§ Aim of the exercise: Exact reproduction of the data is required, with images excluded.

§ Collected data:
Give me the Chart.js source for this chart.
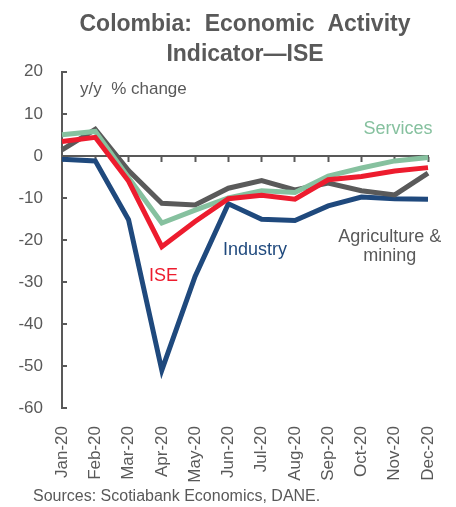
<!DOCTYPE html>
<html>
<head>
<meta charset="utf-8">
<script src="https://cdn.jsdelivr.net/npm/chart.js@4/dist/chart.umd.min.js"></script>
<style>
  html, body { margin: 0; padding: 0; background: #ffffff; }
  #wrap { width: 456px; height: 507px; position: relative; }
</style>
</head>
<body>
<div id="wrap"><canvas id="c" width="456" height="507"></canvas></div>
<script>
const months = ["Jan-20","Feb-20","Mar-20","Apr-20","May-20","Jun-20","Jul-20","Aug-20","Sep-20","Oct-20","Nov-20","Dec-20"];
const ise      = [3.4, 4.4, -6.0, -21.6, -15.6, -10.2, -9.4, -10.3, -5.7, -4.9, -3.6, -2.8];
const services = [5.0, 5.8, -5.2, -16.0, -12.9, -10.0, -8.3, -8.7, -4.8, -2.9, -1.2, -0.4];
const agriMining = [1.4, 6.3, -3.5, -11.3, -11.7, -7.7, -5.9, -8.1, -6.5, -8.3, -9.3, -4.1];
const industry = [-0.8, -1.2, -15.2, -51.0, -28.7, -11.4, -15.1, -15.4, -11.9, -9.8, -10.2, -10.3];
const yTicks = [20, 10, 0, -10, -20, -30, -40, -50, -60];

const GRAY = '#595959';
const FONT = "'Liberation Sans', Arial, sans-serif";

const extras = {
  id: 'extras',
  afterDraw(chart) {
    const ctx = chart.ctx;
    const x = chart.scales.x, y = chart.scales.y;
    const ca = chart.chartArea;
    ctx.save();
    // inward y ticks
    ctx.strokeStyle = GRAY; ctx.lineWidth = 2;
    yTicks.forEach(v => {
      const py = Math.round(y.getPixelForValue(v));
      ctx.beginPath(); ctx.moveTo(ca.left, py); ctx.lineTo(ca.left + 5, py); ctx.stroke();
    });
    // texts
    ctx.textBaseline = 'middle';
    ctx.textAlign = 'left';
    ctx.fillStyle = GRAY; ctx.font = "17px " + FONT;
    ctx.fillText('y/y  % change', x.getPixelForValue(0) + 18, y.getPixelForValue(15.8));
    ctx.textAlign = 'center';
    ctx.font = "18px " + FONT;
    ctx.fillStyle = '#86C19F';
    ctx.fillText('Services', x.getPixelForValue(10.1), y.getPixelForValue(6.4));
    ctx.fillStyle = '#1F497D';
    ctx.fillText('Industry', x.getPixelForValue(5.8), y.getPixelForValue(-22.4));
    ctx.fillStyle = '#ED1C2E';
    ctx.fillText('ISE', x.getPixelForValue(3.05), y.getPixelForValue(-28.6));
    ctx.fillStyle = GRAY;
    ctx.fillText('Agriculture &', x.getPixelForValue(9.85), y.getPixelForValue(-19.3));
    ctx.fillText('mining', x.getPixelForValue(9.85), y.getPixelForValue(-23.9));
    // footer
    ctx.textAlign = 'left';
    ctx.font = "16px " + FONT;
    ctx.fillText('Sources: Scotiabank Economics, DANE.', 33, 497);
    ctx.restore();
  }
};

new Chart(document.getElementById('c'), {
  type: 'line',
  data: {
    labels: months,
    datasets: [
      { label: 'ISE', data: ise, borderColor: '#ED1C2E', order: 1 },
      { label: 'Services', data: services, borderColor: '#86C19F', order: 2 },
      { label: 'Agriculture & mining', data: agriMining, borderColor: '#5A5A5A', order: 3 },
      { label: 'Industry', data: industry, borderColor: '#1F497D', order: 4 }
    ]
  },
  options: {
    responsive: false,
    animation: false,
    devicePixelRatio: 1,
    elements: {
      line: { borderWidth: 5, tension: 0, fill: false, borderJoinStyle: 'miter', borderCapStyle: 'butt' },
      point: { radius: 0, hoverRadius: 0 }
    },
    layout: { padding: { left: 0, right: 28, top: 0, bottom: 22 } },
    plugins: {
      legend: { display: false },
      tooltip: { enabled: false },
      title: {
        display: true,
        fullSize: false,
        text: ['Colombia:  Economic  Activity', 'Indicator\u2014ISE'],
        color: GRAY,
        font: { family: FONT, size: 23, weight: 'bold', lineHeight: 1.3 },
        padding: { top: 10, bottom: 2 }
      }
    },
    scales: {
      x: {
        type: 'category',
        position: { y: 0 },
        offset: false,
        ticks: { display: false },
        grid: { display: true, drawOnChartArea: false, drawTicks: true, tickLength: 5, tickWidth: 2, tickColor: GRAY },
        border: { display: true, color: GRAY, width: 2 }
      },
      x2: {
        type: 'category',
        position: 'bottom',
        offset: false,
        grid: { display: false, drawTicks: false },
        border: { display: false },
        ticks: {
          color: GRAY, font: { family: FONT, size: 17 },
          minRotation: 90, maxRotation: 90, autoSkip: false, padding: 18
        },
        afterFit(s) { s.height = 77; s.paddingLeft = 0; s.paddingRight = 0; }
      },
      y: {
        min: -60, max: 20,
        afterBuildTicks(s) { s.ticks = yTicks.map(v => ({ value: v })); },
        ticks: { color: GRAY, font: { family: FONT, size: 17 }, padding: 19, callback: v => String(v) },
        grid: { display: false, drawTicks: false },
        border: { display: true, color: GRAY, width: 2 },
        afterFit(s) { s.width = 62; s.paddingTop = 0; s.paddingBottom = 0; }
      }
    }
  },
  plugins: [extras]
});
</script>
</body>
</html>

§ Complete output:
Give me the Chart.js source for this chart.
<!DOCTYPE html>
<html>
<head>
<meta charset="utf-8">
<script src="https://cdn.jsdelivr.net/npm/chart.js@4/dist/chart.umd.min.js"></script>
<style>
  html, body { margin: 0; padding: 0; background: #ffffff; }
  #wrap { width: 456px; height: 507px; position: relative; }
</style>
</head>
<body>
<div id="wrap"><canvas id="c" width="456" height="507"></canvas></div>
<script>
const months = ["Jan-20","Feb-20","Mar-20","Apr-20","May-20","Jun-20","Jul-20","Aug-20","Sep-20","Oct-20","Nov-20","Dec-20"];
const ise      = [3.4, 4.4, -6.0, -21.6, -15.6, -10.2, -9.4, -10.3, -5.7, -4.9, -3.6, -2.8];
const services = [5.0, 5.8, -5.2, -16.0, -12.9, -10.0, -8.3, -8.7, -4.8, -2.9, -1.2, -0.4];
const agriMining = [1.4, 6.3, -3.5, -11.3, -11.7, -7.7, -5.9, -8.1, -6.5, -8.3, -9.3, -4.1];
const industry = [-0.8, -1.2, -15.2, -51.0, -28.7, -11.4, -15.1, -15.4, -11.9, -9.8, -10.2, -10.3];
const yTicks = [20, 10, 0, -10, -20, -30, -40, -50, -60];

const GRAY = '#595959';
const FONT = "'Liberation Sans', Arial, sans-serif";

const extras = {
  id: 'extras',
  afterDraw(chart) {
    const ctx = chart.ctx;
    const x = chart.scales.x, y = chart.scales.y;
    const ca = chart.chartArea;
    ctx.save();
    // inward y ticks
    ctx.strokeStyle = GRAY; ctx.lineWidth = 2;
    yTicks.forEach(v => {
      const py = Math.round(y.getPixelForValue(v));
      ctx.beginPath(); ctx.moveTo(ca.left, py); ctx.lineTo(ca.left + 5, py); ctx.stroke();
    });
    // texts
    ctx.textBaseline = 'middle';
    ctx.textAlign = 'left';
    ctx.fillStyle = GRAY; ctx.font = "17px " + FONT;
    ctx.fillText('y/y  % change', x.getPixelForValue(0) + 18, y.getPixelForValue(15.8));
    ctx.textAlign = 'center';
    ctx.font = "18px " + FONT;
    ctx.fillStyle = '#86C19F';
    ctx.fillText('Services', x.getPixelForValue(10.1), y.getPixelForValue(6.4));
    ctx.fillStyle = '#1F497D';
    ctx.fillText('Industry', x.getPixelForValue(5.8), y.getPixelForValue(-22.4));
    ctx.fillStyle = '#ED1C2E';
    ctx.fillText('ISE', x.getPixelForValue(3.05), y.getPixelForValue(-28.6));
    ctx.fillStyle = GRAY;
    ctx.fillText('Agriculture &', x.getPixelForValue(9.85), y.getPixelForValue(-19.3));
    ctx.fillText('mining', x.getPixelForValue(9.85), y.getPixelForValue(-23.9));
    // footer
    ctx.textAlign = 'left';
    ctx.font = "16px " + FONT;
    ctx.fillText('Sources: Scotiabank Economics, DANE.', 33, 497);
    ctx.restore();
  }
};

new Chart(document.getElementById('c'), {
  type: 'line',
  data: {
    labels: months,
    datasets: [
      { label: 'ISE', data: ise, borderColor: '#ED1C2E', order: 1 },
      { label: 'Services', data: services, borderColor: '#86C19F', order: 2 },
      { label: 'Agriculture & mining', data: agriMining, borderColor: '#5A5A5A', order: 3 },
      { label: 'Industry', data: industry, borderColor: '#1F497D', order: 4 }
    ]
  },
  options: {
    responsive: false,
    animation: false,
    devicePixelRatio: 1,
    elements: {
      line: { borderWidth: 5, tension: 0, fill: false, borderJoinStyle: 'miter', borderCapStyle: 'butt' },
      point: { radius: 0, hoverRadius: 0 }
    },
    layout: { padding: { left: 0, right: 28, top: 0, bottom: 22 } },
    plugins: {
      legend: { display: false },
      tooltip: { enabled: false },
      title: {
        display: true,
        fullSize: false,
        text: ['Colombia:  Economic  Activity', 'Indicator\u2014ISE'],
        color: GRAY,
        font: { family: FONT, size: 23, weight: 'bold', lineHeight: 1.3 },
        padding: { top: 10, bottom: 2 }
      }
    },
    scales: {
      x: {
        type: 'category',
        position: { y: 0 },
        offset: false,
        ticks: { display: false },
        grid: { display: true, drawOnChartArea: false, drawTicks: true, tickLength: 5, tickWidth: 2, tickColor: GRAY },
        border: { display: true, color: GRAY, width: 2 }
      },
      x2: {
        type: 'category',
        position: 'bottom',
        offset: false,
        grid: { display: false, drawTicks: false },
        border: { display: false },
        ticks: {
          color: GRAY, font: { family: FONT, size: 17 },
          minRotation: 90, maxRotation: 90, autoSkip: false, padding: 18
        },
        afterFit(s) { s.height = 77; s.paddingLeft = 0; s.paddingRight = 0; }
      },
      y: {
        min: -60, max: 20,
        afterBuildTicks(s) { s.ticks = yTicks.map(v => ({ value: v })); },
        ticks: { color: GRAY, font: { family: FONT, size: 17 }, padding: 19, callback: v => String(v) },
        grid: { display: false, drawTicks: false },
        border: { display: true, color: GRAY, width: 2 },
        afterFit(s) { s.width = 62; s.paddingTop = 0; s.paddingBottom = 0; }
      }
    }
  },
  plugins: [extras]
});
</script>
</body>
</html>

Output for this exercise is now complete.